Dropout Regularization

What is Dropout Regularization? Dropout Regularization Explained

Dropout regularization is a technique commonly used in deep learning to mitigate overfitting in neural networks. It involves randomly dropping out (deactivating) a proportion of neurons or units during the training phase, forcing the network to learn more robust and generalizable representations.

Here’s how dropout regularization works:

Dropout during Training: During each training iteration, dropout randomly sets a fraction of neurons to zero. This means that those neurons do not contribute to the forward pass or backward pass of the training process. The fraction of neurons to be dropped is determined by a hyperparameter called the dropout rate, typically set between 0.2 and 0.5.

Stochasticity and Neuron Cooperation: Dropout introduces a level of stochasticity or randomness into the network. By randomly dropping out neurons, different subsets of neurons are active during each training iteration. This stochastic behavior encourages the neurons to be more independent and reduces the reliance on specific neurons. As a result, neurons must learn to cooperate and generate robust representations that are not overly sensitive to the presence or absence of any individual neuron.

Ensembling Effect: Dropout can be viewed as training an ensemble of multiple neural networks in parallel, where each network is a sub-network of the full network with randomly dropped-out neurons. At test time, the dropout is turned off, and the entire network is used for prediction. However, during training, the ensemble effect helps regularize the model, as different subsets of neurons learn different aspects of the data, leading to improved generalization.

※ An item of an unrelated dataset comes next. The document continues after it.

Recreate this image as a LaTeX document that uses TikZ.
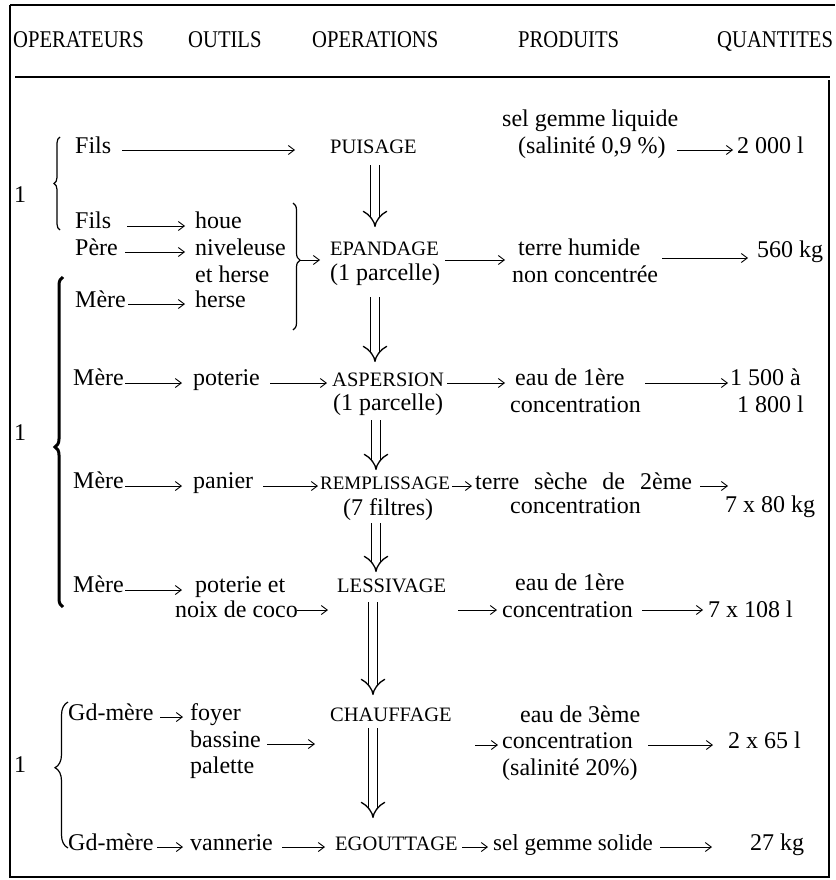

Benefits of Dropout Regularization:

Mitigates Overfitting: Dropout regularization helps prevent overfitting by reducing the network’s reliance on individual neurons and encouraging the learning of more generalizable features. It reduces the risk of the network memorizing the training examples and improves its ability to generalize to unseen data.

Improves Model Generalization: Dropout regularization improves the generalization performance of neural networks by reducing the effect of co-adaptation, where certain neurons become overly dependent on each other. This leads to more diverse and robust representations.
Reduces the Need for Early Stopping: Dropout can reduce the need for early stopping, where training is halted based on the validation loss. Dropout provides an implicit form of regularization that can allow for more training iterations without overfitting, leading to potentially better model performance.
It’s important to note that dropout is typically applied during training and turned off during inference or prediction. During inference, the full network is used without dropout to make predictions on new, unseen data.

In summary, dropout regularization is a widely used technique in deep learning that helps prevent overfitting by randomly dropping out neurons during training. It encourages the learning of more robust and generalizable representations, improves model generalization, and reduces the risk of co-adaptation. Dropout regularization is a powerful tool for training neural networks and has contributed to the success of deep learning in various domains.